New Delhi: To arrest the rapidly diminishing interest in the hydrocarbon sector, India may call for the 10th round of new exploration and licencing policy (Nelp) this year when exploration blocks will be auctioned only after a panel headed by C. Rangarajan presents a report on improving the existing mechanism.
“To improve the investment regime, we will put a more investor-friendly system. There have been complaints. We will try to minimize them. After that we will go for the 10th Nelp rounds,” petroleum minister S. Jaipal Reddy told reporters on Sunday.
Nelp was approved by the government in 1997—it kicked off in January 1999—in an effort to boost hydrocarbon exploration in the country. Under Nelp, the government allocates the rights to explore blocks through a bidding process and has done this in nine phases so far for 249 blocks.
The ninth round of auctions of hydrocarbon exploration blocks turned out to be a low-key affair; while one block failed to elicit a bid in March last year, 33 blocks got 74 bids, mostly from state-owned companies such as Oil and Natural Gas Corp. Ltd.
“We have referred the issue to a committee headed by C. Rangarajan. He is reviewing the existing PSCs (production-sharing contracts). That report is to be given in the next few weeks. We will take a view and then take it to the cabinet committee on economic affairs and after the cabinet’s decision the 10th Nelp round will be called. It maybe in this calendar year. We plan to initiate it within that time frame,” Reddy said.
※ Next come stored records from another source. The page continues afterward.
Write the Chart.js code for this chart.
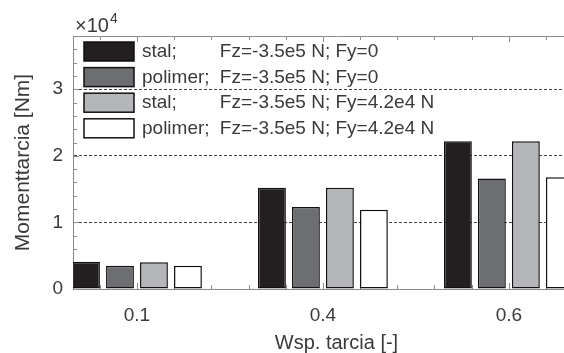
<!DOCTYPE html>
<html>
<head>
<meta charset="utf-8">
<script src="https://cdn.jsdelivr.net/npm/chart.js@4"></script>
<style>
  html, body { margin: 0; padding: 0; background: #fff; overflow: hidden; }
  #wrap { width: 600px; height: 353px; }
</style>
</head>
<body>
<div id="wrap"><canvas id="myChart"></canvas></div>
<script>
// data (Nm)
let categories = ["0.1", "0.4", "0.6"];
let seriesLabels = [
  "stal;|Fz=-3.5e5 N; Fy=0",
  "polimer;|Fz=-3.5e5 N; Fy=0",
  "stal;|Fz=-3.5e5 N; Fy=4.2e4 N",
  "polimer;|Fz=-3.5e5 N; Fy=4.2e4 N"
];
let stalFy0 = [4100, 15200, 22200];
let polimerFy0 = [3500, 12300, 16600];
let stalFy42 = [4000, 15200, 22200];
let polimerFy42 = [3500, 11900, 16800];
let yTicks = [0, 1, 2, 3]; // x 10^4

let barColors = ["#231f20", "#6d6e71", "#b4b6b9", "#ffffff"];
let textColor = "#3a3a3a";
let axisColor = "#8a8a8a";
let fontFamily = "'Liberation Sans', Arial, sans-serif";

let ctx = document.getElementById("myChart");

toPoints = (arr) => arr.map((v, i) => ({ x: i + 1, y: v }));

let allSeries = [stalFy0, polimerFy0, stalFy42, polimerFy42];
let datasets = allSeries.map((s, i) => ({
  label: seriesLabels[i],
  data: toPoints(s),
  backgroundColor: barColors[i],
  borderColor: "#111",
  borderWidth: 1.5,
  borderSkipped: false,
  categoryPercentage: 0.731,
  barPercentage: 0.82
}));

// inward ticks, top box line, legend and the x10^4 multiplier
let decorPlugin = {
  id: "decor",
  beforeDatasetsDraw: (chart) => {
    let c = chart.ctx;
    let a = chart.chartArea;
    let xs = chart.scales.x;
    let ys = chart.scales.y;
    c.save();
    c.strokeStyle = axisColor;
    c.lineWidth = 1;
    c.beginPath();
    c.moveTo(a.left, a.top + 0.5);
    c.lineTo(a.right, a.top + 0.5);
    for (let v = 0; v <= 38000; v += 2000) {
      let py = Math.round(ys.getPixelForValue(v)) + 0.5;
      let len = v % 10000 === 0 ? 6 : 4;
      c.moveTo(a.left, py);
      c.lineTo(a.left + len, py);
    }
    for (let k = 4; k <= 17; k++) {
      let v = k * 0.2;
      if (v < xs.min || v > xs.max) continue;
      let px = Math.round(xs.getPixelForValue(v)) + 0.5;
      let len = Math.abs(v - Math.round(v)) < 0.01 ? 6 : 4;
      c.moveTo(px, a.top);
      c.lineTo(px, a.top + len);
      c.moveTo(px, a.bottom);
      c.lineTo(px, a.bottom - len);
    }
    c.stroke();
    c.restore();
  },
  afterDatasetsDraw: (chart) => {
    let c = chart.ctx;
    let a = chart.chartArea;
    c.save();
    // legend
    c.font = "19px " + fontFamily;
    c.textBaseline = "middle";
    let gap = c.measureText("polimer; ").width;
    chart.data.datasets.forEach((ds, i) => {
      let top = a.top + 6 + i * 25.6;
      c.fillStyle = ds.backgroundColor;
      c.fillRect(a.left + 11, top, 50, 19);
      c.strokeStyle = "#111";
      c.lineWidth = 1.5;
      c.strokeRect(a.left + 11, top, 50, 19);
      let parts = ds.label.split("|");
      c.fillStyle = textColor;
      c.fillText(parts[0], a.left + 69, top + 10);
      c.fillText(parts[1], a.left + 69 + gap + 5, top + 10);
    });
    // exponent label
    c.textBaseline = "alphabetic";
    c.font = "20px " + fontFamily;
    c.fillText("\u00d710", a.left + 2, a.top - 4);
    c.font = "14px " + fontFamily;
    c.fillText("4", a.left + 37, a.top - 13);
    c.restore();
  }
};

let myChart = new Chart(ctx, {
  type: "bar",
  data: { datasets: datasets },
  plugins: [decorPlugin],
  options: {
    responsive: true,
    maintainAspectRatio: false,
    animation: false,
    layout: { padding: { top: 36, left: 0, right: 0, bottom: 0 } },
    plugins: {
      legend: { display: false },
      tooltip: { enabled: false }
    },
    scales: {
      x: {
        type: "linear",
        offset: false,
        min: 0.656,
        max: 3.49,
        afterBuildTicks: (scale) => {
          scale.ticks = categories.map((c, i) => ({ value: i + 1 }));
        },
        afterFit: (scale) => { scale.height = 64; },
        ticks: {
          callback: (v) => categories[Math.round(v) - 1],
          color: textColor,
          font: { family: fontFamily, size: 19 },
          padding: 15,
          maxRotation: 0
        },
        grid: { display: false, drawTicks: false },
        border: { display: true, color: axisColor, width: 1 },
        title: {
          display: true,
          text: "Wsp. tarcia [-]",
          color: textColor,
          font: { family: fontFamily, size: 20, lineHeight: 1 },
          padding: { top: 0, bottom: 0 }
        }
      },
      y: {
        min: 0,
        max: 38000,
        afterBuildTicks: (scale) => {
          scale.ticks = yTicks.map((v) => ({ value: v * 10000 }));
        },
        afterFit: (scale) => { scale.width = 73; },
        ticks: {
          callback: (v) => String(v / 10000),
          color: textColor,
          font: { family: fontFamily, size: 19 },
          padding: 10
        },
        grid: {
          drawTicks: false,
          color: (c) => (c.tick && c.tick.value === 0 ? "rgba(0,0,0,0)" : "#444"),
          lineWidth: 1
        },
        border: { display: true, color: axisColor, width: 1, dash: [3, 2] },
        title: {
          display: true,
          text: "Momenttarcia [Nm]",
          color: textColor,
          font: { family: fontFamily, size: 21, lineHeight: 1 },
          padding: { top: 13, bottom: 0 }
        }
      }
    }
  }
});
</script>
</body>
</html>
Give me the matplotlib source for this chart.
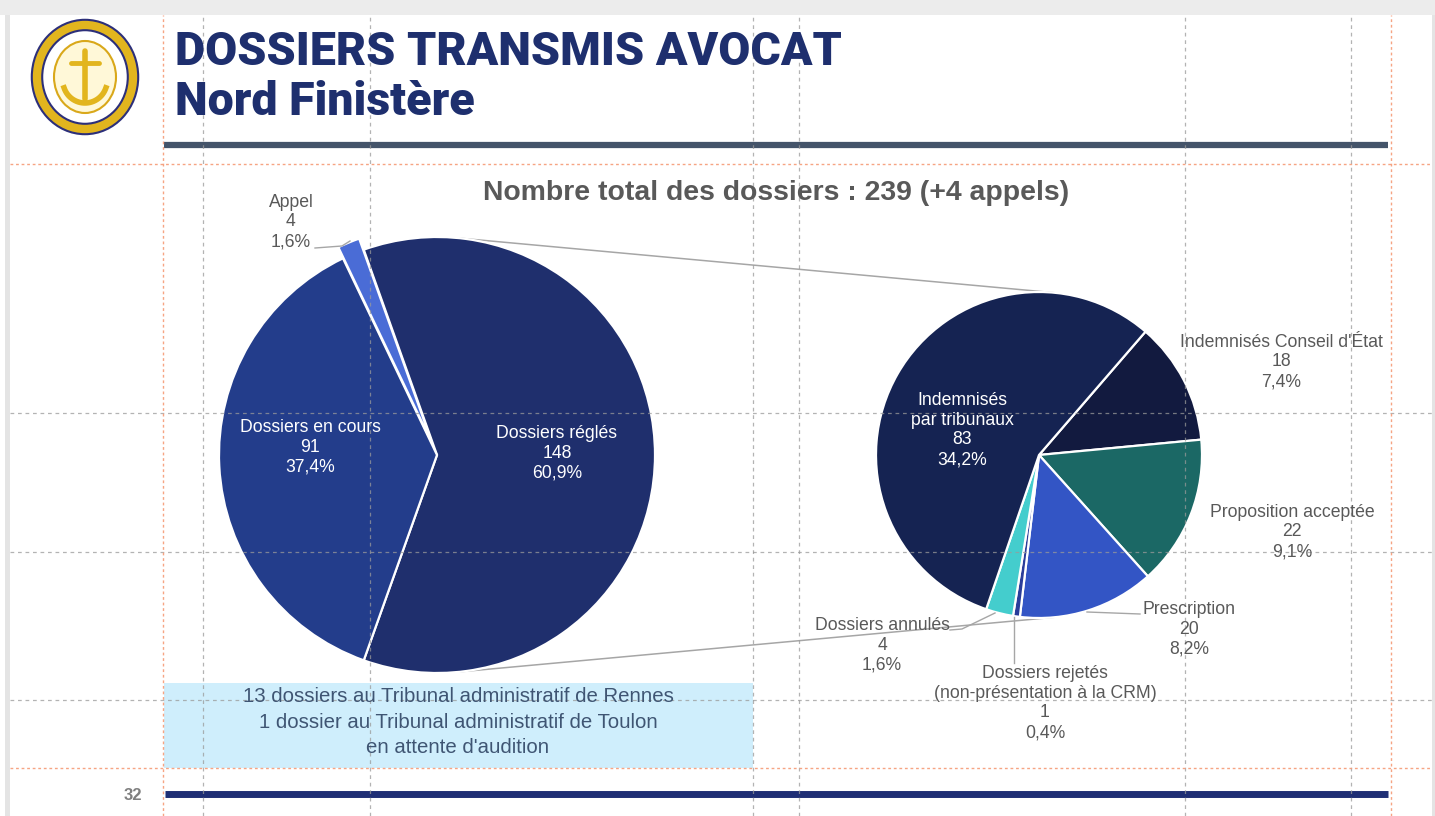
import numpy as np
import matplotlib
matplotlib.use("Agg")
import matplotlib.pyplot as plt
from matplotlib.patches import Rectangle, Ellipse

W, H = 1435, 816

# ---------------- data ----------------
main_labels = ["Dossiers réglés", "Dossiers en cours", "Appel"]
main_values = [148, 91, 4]
main_colors = ["#1f2f6d", "#233d8b", "#4a6cd6"]

sub_labels = ["Indemnisés Conseil d'État", "Proposition acceptée", "Prescription",
              "Dossiers rejetés\n(non-présentation à la CRM)", "Dossiers annulés",
              "Indemnisés\npar tribunaux"]
sub_values = [18, 22, 20, 1, 4, 83]
sub_colors = ["#121a3f", "#1b6865", "#3355c5", "#2a3d9a", "#44cdcd", "#152352"]

header_line1 = "DOSSIERS TRANSMIS AVOCAT"
header_line2 = "Nord Finistère"
note_lines = ["13 dossiers au Tribunal administratif de Rennes",
              "1 dossier au Tribunal administratif de Toulon",
              "en attente d'audition"]
page_number = "32"

total = sum(main_values)
chart_title = f"Nombre total des dossiers : {main_values[0] + main_values[1]} (+{main_values[2]} appels)"


def pct(v):
    return f"{v / total * 100:.1f}".replace(".", ",") + "%"


def Y(y):
    return H - y


FONT = ["Liberation Sans", "DejaVu Sans"]
GRAY_TXT = "#595959"

fig = plt.figure(figsize=(W / 100, H / 100), dpi=100)
fig.patch.set_facecolor("white")
ax = fig.add_axes([0, 0, 1, 1])

# ---------------- slide background ----------------
ax.add_patch(Rectangle((0, Y(15)), W, 15, facecolor="#ececec", edgecolor="none", zorder=0))
ax.add_patch(Rectangle((5, 0), 5, Y(15), facecolor="#e4e4e4", edgecolor="none", zorder=0))
ax.add_patch(Rectangle((1432, 0), 3, Y(15), facecolor="#e4e4e4", edgecolor="none", zorder=0))

# ---------------- logo (approximation) ----------------
lx, ly = 85, Y(77)
ax.add_patch(Ellipse((lx, ly), 96, 104, facecolor="none", edgecolor="#2c2f7a", linewidth=9, zorder=2))
ax.add_patch(Ellipse((lx, ly), 96, 104, facecolor="none", edgecolor="#e2b51e", linewidth=6, zorder=2))
ax.add_patch(Ellipse((lx, ly), 62, 72, facecolor="#fff8d8", edgecolor="#d9a81a", linewidth=1.5, zorder=2))
ax.plot([lx, lx], [ly + 26, ly - 22], color="#e2b51e", lw=4, solid_capstyle="round", zorder=3)
ax.plot([lx - 14, lx + 14], [ly + 14, ly + 14], color="#e2b51e", lw=3.5, solid_capstyle="round", zorder=3)
tt = np.linspace(np.pi * 1.1, np.pi * 1.9, 30)
ax.plot(lx + 22 * np.cos(tt), ly - 4 + 22 * np.sin(tt), color="#e2b51e", lw=4, zorder=3)

# ---------------- header ----------------
HFONT = ["Roboto", "DejaVu Sans"]
ax.text(175, Y(52), header_line1, fontsize=33.5, fontweight="heavy",
        family=HFONT, color="#1e2f6e", va="center", ha="left", zorder=10)
ax.text(175, Y(102), header_line2, fontsize=33.5, fontweight="heavy",
        family=HFONT, color="#1e2f6e", va="center", ha="left", zorder=10)
ax.plot([164, 1388], [Y(145), Y(145)], color="#44546a", lw=4.5, solid_capstyle="butt", zorder=4)

# ---------------- chart title ----------------
ax.text(776, Y(193), chart_title, fontsize=20.4, fontweight="bold", family=FONT,
        color=GRAY_TXT, ha="center", va="center", zorder=10)

# ---------------- left (main) pie ----------------
CL = (437, Y(455))
RL = 218
startL = 360 * main_values[0] / total / 2
explodeL = [0, 0, 12]
wl, _ = ax.pie(main_values, colors=main_colors, startangle=startL, counterclock=False,
               explode=explodeL, radius=RL, center=CL, frame=True,
               wedgeprops=dict(edgecolor="white", linewidth=1.6))
for w in wl:
    w.set_zorder(3)

# ---------------- right (sub) pie ----------------
CR = (1039, Y(455))
RR = 163
wr, _ = ax.pie(sub_values, colors=sub_colors, startangle=49.2, counterclock=False,
               radius=RR, center=CR, frame=True,
               wedgeprops=dict(edgecolor="white", linewidth=1.6))
for w in wr:
    w.set_zorder(3)

# ---------------- connector lines (external tangents) ----------------
d = CR[0] - CL[0]
phi = np.arccos((RL - RR) / d)
for s in (1, -1):
    p1 = (CL[0] + RL * np.cos(phi), CL[1] + s * RL * np.sin(phi))
    p2 = (CR[0] + RR * np.cos(phi), CR[1] + s * RR * np.sin(phi))
    ax.plot([p1[0], p2[0]], [p1[1], p2[1]], color="#a6a6a6", lw=1.1, zorder=2)

# ---------------- data labels ----------------
LFS = 12.7
LSP = 1.23


def lab(x, y, txt, color):
    ax.text(x, Y(y), txt, fontsize=LFS, family=FONT, color=color, ha="center",
            va="center", linespacing=LSP, zorder=10)


lab(310, 447, f"{main_labels[1]}\n{main_values[1]}\n{pct(main_values[1])}", "white")
lab(557, 453, f"{main_labels[0]}\n{main_values[0]}\n{pct(main_values[0])}", "white")
lab(291, 222, f"{main_labels[2]}\n{main_values[2]}\n{pct(main_values[2])}", GRAY_TXT)
ax.plot([315, 342, 350], [Y(248), Y(246), Y(241)], color="#a6a6a6", lw=1, zorder=4)

lab(962, 430, f"{sub_labels[5]}\n{sub_values[5]}\n{pct(sub_values[5])}", "white")
lab(1281, 362, f"{sub_labels[0]}\n{sub_values[0]}\n{pct(sub_values[0])}", GRAY_TXT)
lab(1292, 532, f"{sub_labels[1]}\n{sub_values[1]}\n{pct(sub_values[1])}", GRAY_TXT)
lab(1189, 629, f"{sub_labels[2]}\n{sub_values[2]}\n{pct(sub_values[2])}", GRAY_TXT)
lab(1045, 703, f"{sub_labels[3]}\n{sub_values[3]}\n{pct(sub_values[3])}", GRAY_TXT)
lab(882, 645, f"{sub_labels[4]}\n{sub_values[4]}\n{pct(sub_values[4])}", GRAY_TXT)

ax.plot([1087, 1140], [Y(612), Y(614)], color="#a6a6a6", lw=1, zorder=4)
ax.plot([1014, 1014], [Y(617), Y(663)], color="#a6a6a6", lw=1, zorder=4)
ax.plot([995, 962, 950], [Y(613), Y(629), Y(630)], color="#a6a6a6", lw=1, zorder=4)

# ---------------- note box ----------------
ax.add_patch(Rectangle((164, Y(768)), 589, 85, facecolor="#cfeefc", edgecolor="none", zorder=1))
ax.text(458, Y(722), "\n".join(note_lines), fontsize=14.7, family=FONT, color="#3f5573",
        ha="center", va="center", linespacing=1.44, zorder=10)

# ---------------- footer ----------------
ax.plot([165, 1388], [Y(794), Y(794)], color="#1f2f75", lw=5, solid_capstyle="butt", zorder=4)
ax.text(133, Y(796), page_number, fontsize=12, fontweight="bold", family=FONT,
        color="#7f7f7f", ha="center", va="center", zorder=10)

# ---------------- guides ----------------
for x in (203, 370, 753, 799, 1185, 1351):
    ax.plot([x, x], [0, Y(15)], color="#9a9a9a", lw=0.9, ls=(0, (3, 3)), alpha=0.75, zorder=5)
for y in (413, 552, 700):
    ax.plot([10, 1432], [Y(y), Y(y)], color="#9a9a9a", lw=0.9, ls=(0, (3, 3)), alpha=0.75, zorder=5)
for x in (163, 1391):
    ax.plot([x, x], [0, Y(15)], color="#f59a76", lw=1, ls=(0, (2, 2)), alpha=0.9, zorder=5)
for y in (164, 768):
    ax.plot([10, 1432], [Y(y), Y(y)], color="#f59a76", lw=1, ls=(0, (2, 2)), alpha=0.9, zorder=5)

ax.set_xlim(0, W)
ax.set_ylim(0, H)
ax.set_aspect("equal")
ax.axis("off")

fig.savefig("out.png", dpi=100, facecolor="white")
Rangarajan, chairman of Prime Minister’s Economic Advisory Council, is expected to submit his report before 31 October. The panel is trying to find answers to the questions such as profit-share between the investor and the government and effective supervision of projects.
“We are in favour of a production-linked payment mechanism rather than the cost-recovery mechanism,” said a government official, requesting anonymity.
While India’s oil and gas sector attracted interest from investors such as London-based BP Plc and Vedanta Resources Plc, there have been concerns on diminishing interest in the area, prompted largely by the policy regime.
Mint reported on 11 July about the petroleum ministry warning the Prime Minister’s Office (PMO) that the “non-clearance” of blocks awarded under Nelp “may lead to an exodus of foreign firms who were brought with assurance of conducive investment environment.”
Petroleum secretary G.C. Chaturvedi said a committee headed by cabinet secretary has been set up to expedite the clearances.
Countries such as India that are dependent on imports to meet oil needs are particularly vulnerable to supply shocks and need to promote domestic exploration efforts.
India, the world’s fourth largest energy-consuming nation, imports 80% of its crude oil and 25% of its natural gas requirements. The country trails the US, China and Russia accounting for 4.4% of global energy consumption. India’s energy demand is expected to more than double by 2035, from less than 700 million tonnes of oil equivalent (mtoe) today, to around 1,500 mtoe, according to India’s oil ministry’s estimates.
PricewaterhouseCoopers said in a report released last week that the growing dependence on imports for primary energy leaves India vulnerable to external shocks. India’s oil import bill as a percentage of its gross domestic product has grown from an average 3.7% for 1990-2010 to 5.9% in 2011-12. “This calls for more intense exploration activities to unlock the untapped potential in the oil and gas sector in India,” the report said.